*I posted this quick recipe to the Instagram account and thought it would be good to also post it here for now. I might write up a full proper post for it... eventually. *
Here’s a quick(ish) version of my Red Chile Enchilada sauce. Mine’s a bit more chile and garlic forward than most, and skews slightly a bit more Tex-Mex in flavors with the amount of cumin I use. I really like it that way for enchiladas and smothered burritos or chimichangas.
Roast 3 large garlic cloves on a skillet or griddle over medium high heat until soft. Peel them once cool. While those are roasting, heat your oven to 350 degrees.

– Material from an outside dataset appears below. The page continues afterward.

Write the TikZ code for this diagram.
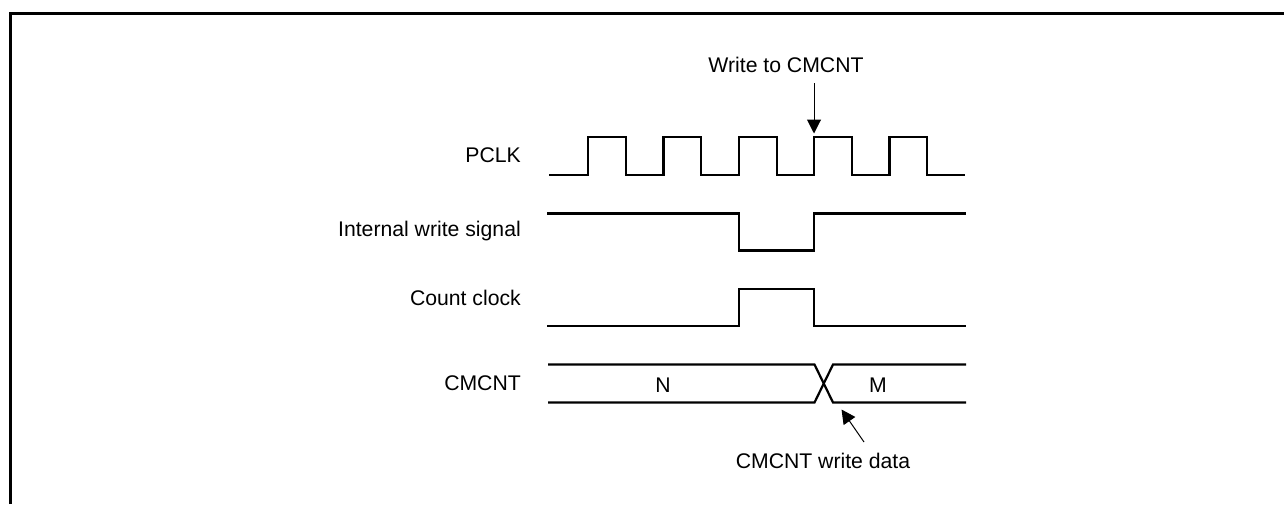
\documentclass[tikz,border=0pt]{standalone}
\usepackage{fontspec}
\setmainfont{Liberation Sans}
\usetikzlibrary{arrows.meta}
\begin{document}
\begin{tikzpicture}[x=1pt,y=-1pt,
  lbl/.style={font=\fontsize{21.2}{24}\selectfont, inner sep=0pt},
  sig/.style={line width=2.2pt, line join=miter},
  pointer/.style={line width=1pt, -{Triangle[width=14pt,length=14pt]}},
  frame/.style={line width=3pt}]
\useasboundingbox (0,0) rectangle (1284,504);
\draw[frame] (10.5,504) -- (10.5,13.5) -- (1284,13.5);
% labels
\node[lbl, anchor=east] (pclk) at (521,155.5) {PCLK};
\node[lbl, anchor=east] (iws) at (521,231) {Internal write signal};
\node[lbl, anchor=east] (cc) at (521,298) {Count clock};
\node[lbl, anchor=east] (cm) at (521,383) {CMCNT};
% PCLK
\draw[sig] (549,175) -- (588,175) -- (588,137) -- (626,137) -- (626,175)
  -- (663.5,175) -- (663.5,137) -- (701,137) -- (701,175)
  -- (739,175) -- (739,137) -- (777,137) -- (777,175)
  -- (814,175) -- (814,137) -- (852,137) -- (852,175)
  -- (889.5,175) -- (889.5,137) -- (927,137) -- (927,175) -- (965,175);
% Internal write signal
\draw[sig] (547,213.5) -- (739,213.5) -- (739,250.5) -- (814,250.5) -- (814,213.5) -- (966,213.5);
% Count clock
\draw[sig] (547,326) -- (739,326) -- (739,289) -- (814,289) -- (814,326) -- (966,326);
% CMCNT bus
\draw[sig] (548,364.5) -- (814.5,364.5) -- (833,402.5) -- (966,402.5);
\draw[sig] (548,402.5) -- (814.5,402.5) -- (833,364.5) -- (966,364.5);
\node[lbl] (n) at (663,385) {N};
\node[lbl] (m) at (878,385) {M};
% annotations
\node[lbl] (wr) at (786,65) {Write to CMCNT};
\coordinate (wrtail) at (814,83);
\coordinate (wrtip) at (814,133.5);
\draw[pointer] (wrtail) -- (wrtip);
\node[lbl] (wd) at (823,461) {CMCNT write data};
\coordinate (wdtip) at (841.5,409.5);
\coordinate (wdtail) at (864,442);
\draw[pointer] (wdtail) -- (wdtip);
\end{tikzpicture}
\end{document}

On a baking sheet, toast 1 large (or two small) dried ancho chile(s), with 3 dried guajillo chiles for about 5 mins. Let cool. Stem and seed the chiles and then tear into pieces. Throw the garlic and chiles in a blender with one 15-ounce can of no salt added fire-roasted tomatoes. Also throw in 1/2 tsp Mexican oregano, 1/4 tsp fresh ground black pepper, 1/4 tsp smoked paprika, and generous 1/2 teaspoon fresh-ground cumin. Blend that as smooth as you can get it. Add water as needed to keep the mixture running between the blades. Press the chile mixture through a medium mesh strainer into a bowl. Heat about a tblsp of vegetable oil over medium high heat, and once a drop of the chile mixture sizzles loudly when added to the oil, pour in the whole chile mixture. It will sizzle and splatter all over. Nothing you can do about it. That’s frying down chile sauces kids. A splatter guard might help, but you still have to be stirring it, so there will still be splattering. Cook, stirring constantly until the chile mixture is the consistency of tomato paste. Then add in about a cup of chicken broth and simmer, stirring occasionally, for at least 10 mins. You want the sauce to be the consistency of a cream soup. If it’s too thick add in some more broth or water. Add salt and sugar to taste. I start with about ½ tsp of both salt and sugar to see where it is and then add more if it asks for some more. Usually maybe another pinch or two of each.
Get yo’ self a rotisserie chicken, some corn tortillas, some Mexican blend cheese and you have some quick easy red chile enchiladas. The sauce also freezes well, and might just need a quick wiz in the blender to get back that original texture.